CLEPTOMANIE. Sans formation ni brevet militaire attestés par une académie militaire, certains officiers supérieurs de l’armée gabonaise doivent leur place grâce à leur loyauté absolue au régime d’Ali Bongo dont ils ont servi pendant longtemps le rôle de garçons de course et de tiroir-caisse. Ils sont connus pour leur populisme en matière de communication propagandiste.
Hommes d’affaires et bons vivants, ils sont souvent surpris dans des hôtels en compagnie d’une cohorte de jeunes filles, certaines probablement mineures.
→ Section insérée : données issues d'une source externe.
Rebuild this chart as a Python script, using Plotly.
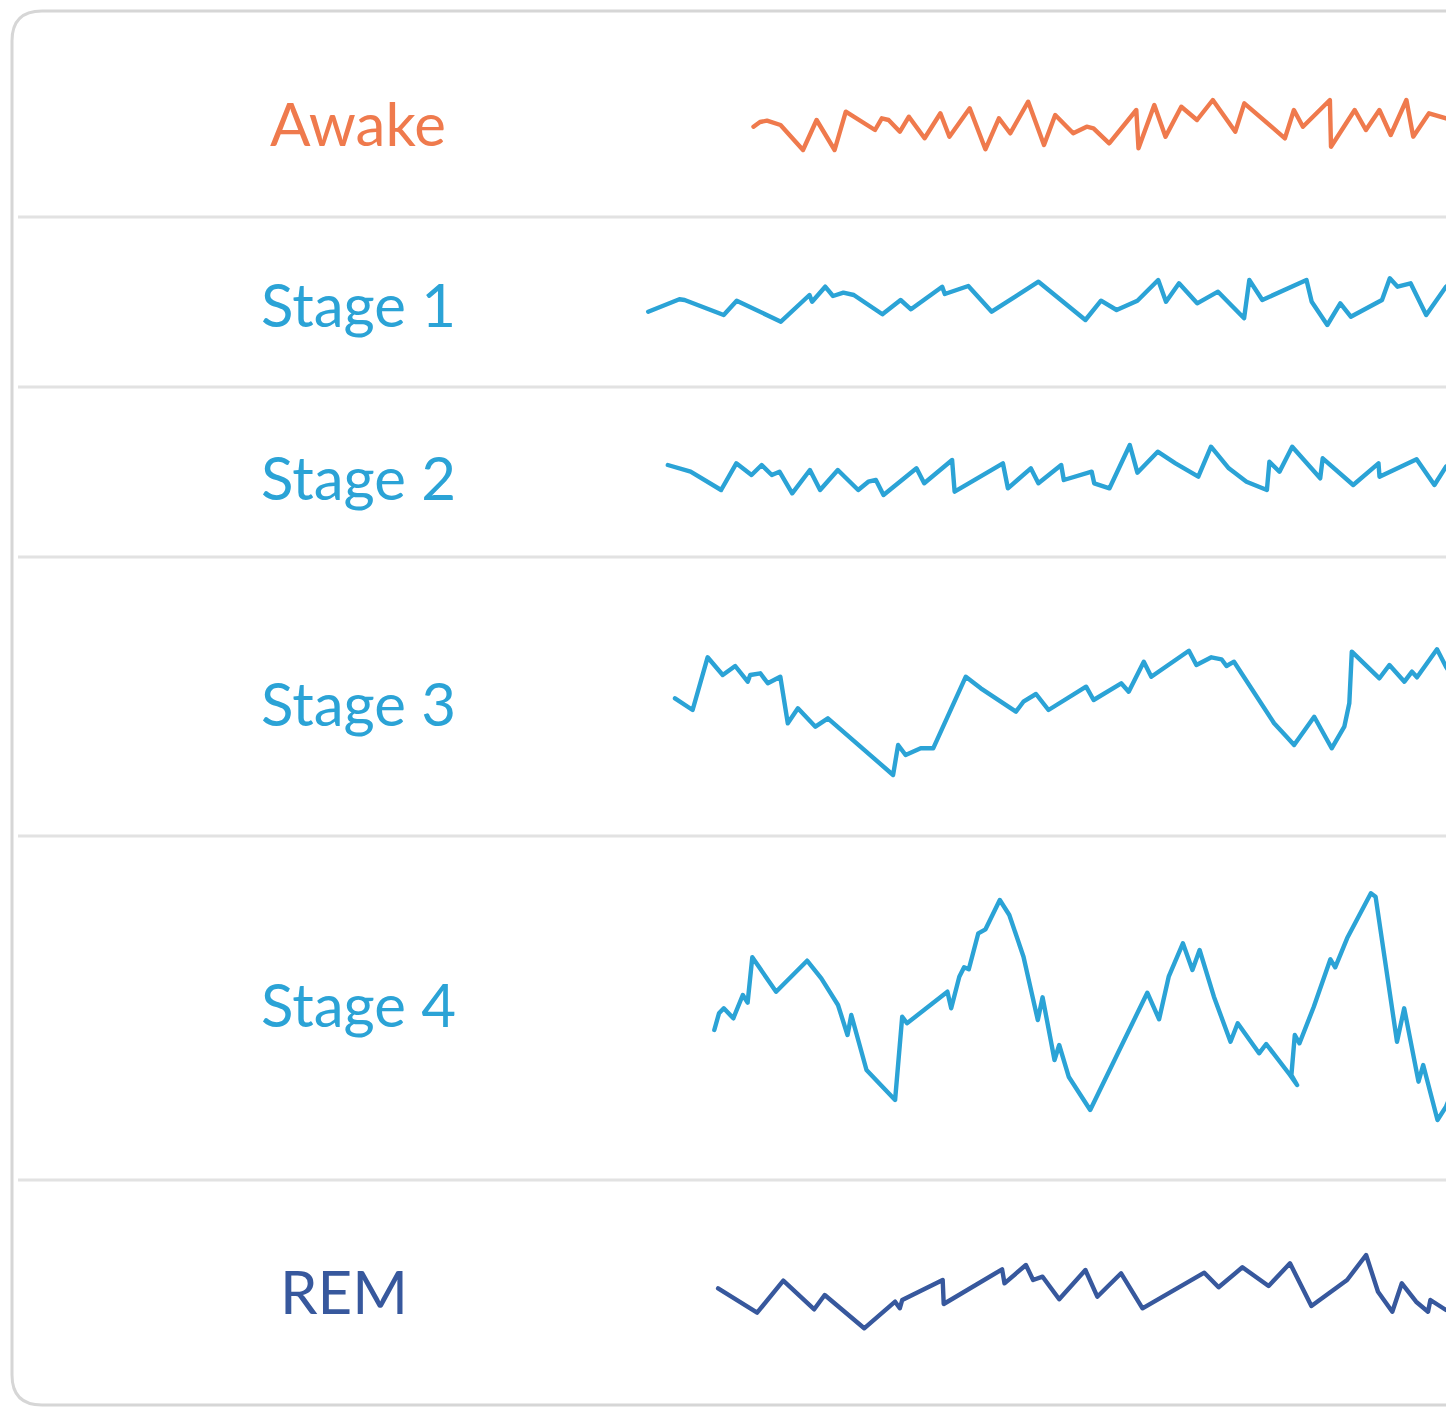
import plotly.graph_objects as go

W, H = 1446, 1409

# ---------------- data ----------------
stages = ["Awake", "Stage 1", "Stage 2", "Stage 3", "Stage 4", "REM"]
colors = ["#EF7A4D", "#2BA3D6", "#2BA3D6", "#2BA3D6", "#2BA3D6", "#37589D"]

awake_t = [113.5, 120, 127, 140.5, 163, 176.6, 194.6, 205.8, 235, 241.8, 248.6, 259.9, 268.9, 284.6, 300.4,
           309.4, 329.7, 345.4, 358.9, 370.2, 388.2, 404, 415.2, 433.2, 446.7, 453.5, 469.2, 496.3, 498.5,
           514.3, 525.5, 541.3, 557, 572.8, 595.3, 604.3, 644.9, 653.9, 662.9, 689.9, 691, 714.7, 725.9,
           739.4, 750.7, 766.4, 773.2, 789, 806, 820]
awake_v = [-1.7, 3, 4.3, 0, -25, 5, -25, 13.3, -5, 6.7, 5, -6.7, 8.3, -13.3, 11.7,
           -11.7, 16.7, -24.3, 6.7, -8.3, 23.3, -20, 10, -8.3, -1.7, -3.3, -18.3, 15, -23.3,
           20, -11.7, 18.3, 5, 25, -6.7, 21.7, -13.3, 15, -1.7, 25, -21.7, 15, -5,
           15, -10, 25, -11.7, 11.7, 6.7, 0]

stage1_t = [8.2, 39.4, 44.6, 83.7, 96.7, 140.9, 169.5, 172.1, 185.2, 193, 203.4, 213.8, 242.4, 260.6,
            271, 302.2, 304.8, 328.3, 351.7, 398.5, 445.4, 461, 476.6, 497.4, 518.2, 526, 539, 557.2,
            578, 604.1, 609.3, 622.3, 666.5, 671.7, 687.3, 700.3, 710.8, 742, 749.8, 757.6, 770.6,
            786.2, 806, 820]
stage1_v = [-6.7, 5.7, 5, -10, 4.3, -16.7, 10, 3.3, 18.3, 9, 12.3, 10, -9.3, 5,
            -4.3, 18.3, 11, 19, -6.7, 23.3, -15, 4.3, -5, 4.3, 25, 3.3, 21.7, 1.7,
            13.3, -13.3, 25, 5, 25, 3.3, -20, 1.7, -11.7, 5, 26.7, 18.3, 21.7,
            -10, 18.3, 28]

stage2_t = [27.8, 50.6, 81.1, 96.3, 111.5, 121.7, 131.8, 139.5, 152.2, 169.9, 180.1, 197.8, 218.2,
            228.3, 235.9, 243.5, 276.5, 284.2, 312.1, 314.6, 362.9, 367.9, 390.8, 398.4, 421.2, 423.8,
            451.7, 454.2, 469.5, 489.8, 497.4, 517.7, 535.5, 558.3, 571, 588.8, 606.5, 626.9, 629.4,
            639.5, 652.2, 680.2, 682.7, 713.2, 738.5, 739.5, 776.6, 794.4, 806, 820]
stage2_v = [13, 6.3, -12, 14.7, 3, 13, 3, 6.3, -15.3, 8, -12, 8, -12,
            -3.7, -2, -17, 9.7, -5.3, 18, -13.7, 14.7, -10.3, 9.7, -5.3, 13, -2,
            6.3, -5.3, -10.3, 33, 5.3, 26.3, 14.7, 1.3, 31.3, 9.7, -3.7, -12, 16.3,
            6.3, 31.3, -0.3, 19.7, -7, 14.7, 1.3, 18.7, -7, 11.3, 20]

stage3_t = [35, 52.6, 67.6, 82.7, 95.2, 107.7, 110.2, 120.3, 127.8, 140.3, 147.8, 157.9, 175.4, 187.9,
            253.1, 258.1, 265.6, 280.7, 293.2, 325.8, 340.8, 375.9, 383.4, 396, 408.5, 446.1, 453.6,
            481.2, 488.7, 503.8, 511.3, 548.9, 556.4, 571.4, 581.5, 586.5, 594, 634.1, 646.6, 654.1,
            674.2, 691.7, 704.3, 709.3, 711.8, 721.8, 739.4, 749.4, 764.4, 772, 777, 797, 806, 815]
stage3_v = [1.7, -10, 42.7, 25, 34, 18.3, 25, 26.7, 16.7, 23.3, -23.3, -8.3, -26.7, -18.3,
            -75, -45, -55, -48.3, -48.3, 23.3, 11.7, -11.7, -1.7, 6, -10, 13.3, 0,
            16.7, 8.3, 38.3, 23.3, 49.3, 35, 42.7, 40.7, 34, 38.3, -23.3, -36.7, -45,
            -16.7, -48.3, -26.7, -3.3, 48.3, 38.3, 21.7, 35, 18.3, 28.3, 22.7, 50.7, 33.3, 20]

stage4_t = [74.3, 79, 83.8, 93.3, 102.8, 107.6, 112.3, 136.1, 167.1, 181.3, 198, 207.5, 211.3, 224.2,
            226.5, 255.1, 262.2, 267, 307.4, 311.2, 319.3, 324.1, 328.8, 338.3, 345.5, 359.8, 369.3,
            383.5, 397.8, 402.6, 414.5, 419.2, 428.7, 450.2, 507.3, 519.1, 528.7, 542.9, 552.4, 559.6,
            573.9, 590.5, 597.7, 619.1, 626.2, 650, 657.1, 651.4, 654.8, 659.5, 673.8, 690.4, 695.2,
            707.1, 730.9, 735.6, 757, 764.2, 778.5, 783.2, 797.5, 806, 815]
stage4_v = [-25, -8.3, -3.3, -13.3, 10, 2.3, 47.7, 13.3, 44.3, 26.7, 0, -30, -10, -60,
            -65, -95, -11.7, -18.3, 13.3, -3.3, 28.3, 37.7, 35.7, 71.7, 75.7, 105, 90,
            48.3, -15, 7.7, -55, -40, -71.7, -105, 12.3, -14.3, 28.3, 61.7, 35, 55,
            8.3, -36.7, -18.3, -48.3, -39, -70, -80, -70, -30, -38.3, -1.7, 45.7, 37.7,
            66.7, 111.7, 108.3, -36.7, -3.3, -76.7, -60, -115, -101.7, -80]

rem_t = [78.1, 117.1, 143.3, 174.2, 184.7, 224.2, 255.1, 259.8, 262.2, 302.7, 303.7, 362.1, 364.5,
         385.9, 393.1, 402.6, 419.2, 445.4, 457.3, 481.1, 502.5, 564.3, 578.6, 602.4, 628.6, 650,
         671.4, 707.1, 726.1, 738, 752.3, 761.8, 776.1, 788, 790.4, 806, 815]
rem_v = [4.7, -19.7, 12.3, -16.3, -2, -35.3, -8.7, -15.3, -7, 13, -11, 23.7, 9.7,
         28, 13, 16.3, -6.3, 23, -3.7, 19.7, -15.3, 20.3, 5.7, 25.7, 7, 29.7,
         -13, 13, 38, 1.3, -18.7, 9.7, -8.7, -18.7, -7, -17, -10]

series_t = [awake_t, stage1_t, stage2_t, stage3_t, stage4_t, rem_t]
series_v = [awake_v, stage1_v, stage2_v, stage3_v, stage4_v, rem_v]

# ---------------- layout constants (pixels) ----------------
band_top = [12, 217, 387, 557, 836, 1180]
band_bot = [217, 387, 557, 836, 1180, 1405]
centers = [125, 305, 478, 700, 1005, 1293]
label_x = [268, 259, 259, 259, 259, 278]
label_y = [123, 304, 477, 703, 1004, 1291]
dividers = [217, 387, 557, 836, 1180]

fig = go.Figure()
layout = dict(
    width=W, height=H, margin=dict(l=0, r=0, t=0, b=0),
    paper_bgcolor="white", plot_bgcolor="rgba(0,0,0,0)", showlegend=False,
    xaxis=dict(range=[-640, W - 640], domain=[0, 1], visible=False, fixedrange=True),
    xaxis7=dict(range=[0, W], domain=[0, 1], visible=False, anchor="y7", overlaying="x"),
    yaxis7=dict(range=[H, 0], domain=[0, 1], visible=False, anchor="x7"),
)

for i in range(6):
    ax = "yaxis" if i == 0 else f"yaxis{i + 1}"
    layout[ax] = dict(
        domain=[1 - band_bot[i] / H, 1 - band_top[i] / H],
        range=[centers[i] - band_bot[i], centers[i] - band_top[i]],
        visible=False, anchor="x", fixedrange=True,
    )
    fig.add_trace(go.Scatter(
        x=series_t[i], y=series_v[i], mode="lines",
        xaxis="x", yaxis="y" if i == 0 else f"y{i + 1}",
        line=dict(color=colors[i], width=4.4),
        hoverinfo="skip",
    ))

fig.update_layout(**layout)

# card outline (rounded corners on the left)
r = 30
path = (f"M {W + 20},11 L {12 + r},11 Q 12,11 12,{11 + r} "
        f"L 12,{1405 - r} Q 12,1405 {12 + r},1405 L {W + 20},1405")
shapes = [dict(type="path", path=path, xref="x7", yref="y7",
               line=dict(color="#D6D6D6", width=3), layer="below")]
for y in dividers:
    shapes.append(dict(type="line", x0=18, x1=W + 10, y0=y, y1=y, xref="x7", yref="y7",
                       line=dict(color="#E2E2E2", width=3), layer="below"))
fig.update_layout(shapes=shapes)

anns = []
for i, s in enumerate(stages):
    anns.append(dict(text=s, x=label_x[i], y=label_y[i], xref="x7", yref="y7",
                     xanchor="left", yanchor="middle", showarrow=False,
                     font=dict(family="Lato", size=60, color=colors[i])))
fig.update_layout(annotations=anns)

fig.write_html(
    "out.html",
    config={"displayModeBar": False},
    post_script="document.body.style.margin='0';document.body.style.overflow='hidden';"
                "document.querySelectorAll('.scatterlayer path.js-line').forEach(function(p){"
                "p.style.strokeLinejoin='round';p.style.strokeLinecap='round';});",
)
Ils sont propriétaires, entre autres, de somptueuses résidences dans les quartiers huppés de Libreville et à travers le pays. Ils tirent leurs fortunes colossales du détournement des fonds destinés aux troupes. Les subalternes leur lancent souvent des regards concupiscents, sans jamais oser dénoncer leur cleptomanie.
Ce qui est surprenant est que généraux, très controversés et contestés même par leurs frères d’armes qui requièrent l’anonymat, ont été gratifiés à la tête d’une structure de sécurité qui est tout, sauf une armée. Il s’agit d’une armée de couilles molles, de gueux en déliquescence incapable de défendre l’intérêt supérieur de la Gabon. Sous le règne calamiteux d’Ali Bongo, lorsque l’armée, censée sauver des vies humaines et garantir l’intégrité et la souveraineté, massacre le peuple, ses chefs sont souvent gratifiés.